即興厨房

大船市場で野菜を大量に買い込んでええ感じのお総菜を一週間分作ってはブログに記録する人です。器は骨董屋でこつこつ集めたぐい飲みやお猪口です。美術展、本、たまの旅行も記事にします。好きな動物はチー付与のどんぐりです。

やよいひめとゆめのかを食べ比べてみた

やよいひめ

やよいひめ

やよいひめはもともと果皮が濃い赤にはならない品種だという。しかし実物を観てみると少女の桃割から覗く絞のように優しいいろである。
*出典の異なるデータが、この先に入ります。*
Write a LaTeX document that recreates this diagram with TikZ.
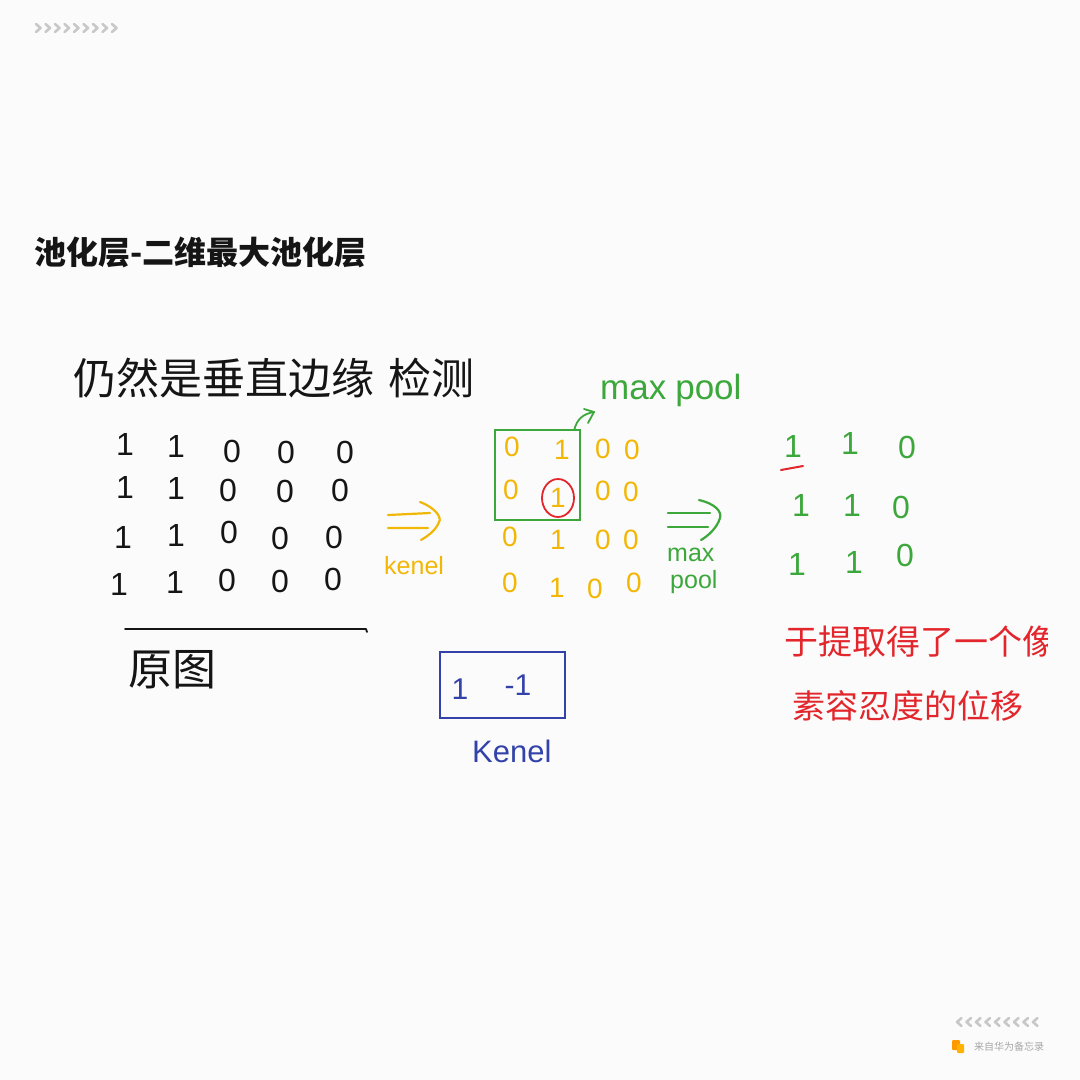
\documentclass[tikz,border=0pt]{standalone}
\usepackage{fontspec}
\setmainfont{Liberation Sans}
\newfontfamily\cjk{Noto Sans CJK SC}
\usetikzlibrary{arrows.meta}
\definecolor{hyel}{HTML}{F2B705}
\definecolor{hgrn}{HTML}{3CA83C}
\definecolor{hred}{HTML}{E2262C}
\definecolor{hblu}{HTML}{3242A8}
\definecolor{hblk}{HTML}{151515}
\definecolor{chev}{HTML}{C8C8C8}
\tikzset{
  hw/.style={line width=2.2pt, line cap=round, line join=round},
  dg/.style={inner sep=0pt, font=\fontsize{#1}{#1}\selectfont},
  chevstyle/.style={draw=chev, line width=2.6pt, line cap=round, line join=round},
}
\begin{document}
\begin{tikzpicture}[x=1pt,y=-1pt]
\useasboundingbox (0,0) rectangle (1080,1080);
\fill[white!97!gray] (0,0) rectangle (1080,1080);
% top-left chevrons
\foreach \i in {0,...,8}{
  \draw[chevstyle] (36+\i*9.5,24) -- (40.5+\i*9.5,28) -- (36+\i*9.5,32);
}
% title
\node[anchor=west, inner sep=0pt, text=hblk, font=\cjk\bfseries\fontsize{32}{32}\selectfont] (title) at (34,252) {池化层-二维最大池化层};
% handwritten heading
\node[anchor=west, inner sep=0pt, text=hblk, font=\cjk\fontsize{43}{43}\selectfont] (head) at (73,378) {仍然是垂直边缘\hspace{14pt}检测};
% left matrix
\begin{scope}[every node/.style={dg=32, text=hblk}]
\node (a11) at (125,444) {1}; \node (a12) at (176,446) {1}; \node (a13) at (232,451) {0}; \node (a14) at (286,452) {0}; \node (a15) at (345,452) {0};
\node (a21) at (125,487) {1}; \node (a22) at (176,488) {1}; \node (a23) at (228,490) {0}; \node (a24) at (285,491) {0}; \node (a25) at (340,490) {0};
\node (a31) at (123,537) {1}; \node (a32) at (176,535) {1}; \node (a33) at (229,532) {0}; \node (a34) at (280,538) {0}; \node (a35) at (334,537) {0};
\node (a41) at (119,584) {1}; \node (a42) at (175,582) {1}; \node (a43) at (227,580) {0}; \node (a44) at (280,581) {0}; \node (a45) at (333,579) {0};
\end{scope}
\coordinate (ulL) at (125,629);
\coordinate (ulR) at (367,632);
\draw[hw, hblk, line width=1.8pt] (ulL) -- (366,629) -- (ulR);
\node[anchor=west, inner sep=0pt, text=hblk, font=\cjk\fontsize{44}{44}\selectfont] (orig) at (128,670) {原图};
% yellow arrow + kenel
\coordinate (ya) at (388,515);
\draw[hw, hyel] (ya) -- ++(42,-2) (388,528) -- ++(40,0);
\draw[hw, hyel] (420,502) .. controls (436,508) and (442,518) .. (439,522) .. controls (436,530) and (428,536) .. (421,540);
\node[anchor=west, inner sep=0pt, text=hyel, font=\fontsize{25}{25}\selectfont] (kenelY) at (384,566) {kenel};
% yellow matrix
\begin{scope}[every node/.style={dg=28, text=hyel}]
\node (b11) at (512,447) {0}; \node (b12) at (562,450) {1}; \node (b13) at (603,449) {0}; \node (b14) at (632,450) {0};
\node (b21) at (511,490) {0}; \node (b22) at (558,498) {1}; \node (b23) at (603,491) {0}; \node (b24) at (631,492) {0};
\node (b31) at (510,537) {0}; \node (b32) at (558,540) {1}; \node (b33) at (603,540) {0}; \node (b34) at (631,540) {0};
\node (b41) at (510,583) {0}; \node (b42) at (557,588) {1}; \node (b43) at (595,589) {0}; \node (b44) at (634,583) {0};
\end{scope}
% green pooling window
\node[draw=hgrn, line width=2pt, minimum width=85pt, minimum height=90pt, inner sep=0pt] (win) at (537,475) {};
\draw[hred, line width=1.8pt] (b22) ellipse [x radius=16pt, y radius=19pt];
% max pool label + small arrow
\node[anchor=west, inner sep=0pt, text=hgrn, font=\fontsize{35}{35}\selectfont] (mp1) at (600,390) {max\hspace{9pt}pool};
\coordinate (tip) at (594,412);
\draw[hw, hgrn, line width=1.8pt] ([xshift=-6pt]win.north east) .. controls (577,420) and (582,414) .. (tip);
\draw[hw, hgrn, line width=1.8pt] (584,409) -- (tip) -- (588,423);
% green arrow + max pool
\coordinate (ga) at (668,513);
\draw[hw, hgrn] (ga) -- ++(42,0) (668,527) -- ++(40,0);
\draw[hw, hgrn] (699,500) .. controls (716,504) and (722,512) .. (720,518) .. controls (717,528) and (708,536) .. (701,540);
\node[anchor=west, inner sep=0pt, text=hgrn, font=\fontsize{25}{25}\selectfont] (mp2a) at (667,555) {max};
\node[anchor=west, inner sep=0pt, text=hgrn, font=\fontsize{25}{25}\selectfont] (mp2b) at (670,582) {pool};
% output matrix
\begin{scope}[every node/.style={dg=32, text=hgrn}]
\node (c11) at (793,446) {1}; \node (c12) at (850,443) {1}; \node (c13) at (907,447) {0};
\node (c21) at (801,505) {1}; \node (c22) at (852,505) {1}; \node (c23) at (901,507) {0};
\node (c31) at (797,564) {1}; \node (c32) at (854,562) {1}; \node (c33) at (905,555) {0};
\end{scope}
\draw[hw, hred, line width=2pt] (781,470) -- (803,466);
% red text (clipped at right)
\begin{scope}
\clip (700,590) rectangle (1047,760);
\node[anchor=west, inner sep=0pt, text=hred, font=\cjk\fontsize{34}{34}\selectfont] (r1) at (784,642) {于提取得了一个像};
\node[anchor=west, inner sep=0pt, text=hred, font=\cjk\fontsize{33}{33}\selectfont] (r2) at (792,706) {素容忍度的位移};
\end{scope}
% blue kernel
\node[draw=hblu, line width=2pt, minimum width=125pt, minimum height=66pt, inner sep=0pt] (kbox) at (502,685) {};
\node[dg=30, text=hblu] (k1) at (460,689) {1};
\node[dg=30, text=hblu] (k2) at (518,685) {-1};
\node[anchor=west, inner sep=0pt, text=hblu, font=\fontsize{31}{31}\selectfont] (kenelB) at (472,751) {Kenel};
% bottom-right chevrons and credit
\foreach \i in {0,...,8}{
  \draw[chevstyle] (961.5+\i*9.5,1018) -- (957+\i*9.5,1022) -- (961.5+\i*9.5,1026);
}
\fill[orange!80!yellow, rounded corners=1pt] (952,1040) rectangle (960,1050);
\fill[orange!60!yellow, rounded corners=1pt] (957,1044) rectangle (964,1053);
\node[anchor=west, inner sep=0pt, text=gray!70, font=\cjk\fontsize{10}{10}\selectfont] (credit) at (974,1047) {来自华为备忘录};
\end{tikzpicture}
\end{document}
白い支脈が断面の中心から表面に向かって規則的に走っており、端正でいっそ絵画的な印象すら覚える。味はそれほど濃くない。個体によっては大層薄味のものもある。しかし当たりの個体は酸味にやや勝った甘味のバランスが非常に素晴らしい。天然の産物なのだからばらつきがあって当たり前なのだ。今このように美味しい苺を頂けているのは長い品種改良の成果であり、また苺は今も品種改良の途上にあるということを思いださせてくれる苺であった。

ゆめのか

ゆめのか

見ての通り果皮は実に鮮やかな赤、芯に指した曖昧な薄紅にはどこか稚い印象すら覚える。小粒なのは仕分けによるものであろう。酸味と甘みは拮抗しているといいたいが全体的にほんの僅かばかり甘味が負けているものが多く、苺らしい味わいだが甘いかというとそうとも言い切れないというのが本当のところである。個体差は余りない。よい値段のものを買えばもっと甘いのかもしれない。切っているときの香りは素晴らしかったが盛り付ける先から揮発して失われてゆくためこれを楽しめるのは料理人の特権である。

 

個体差はあるが突出した個体の味わいが佳かったこと、ルビーレッドではない果皮の穏やかな美しさを思い出させてくれたことから今回はやよいひめに一票。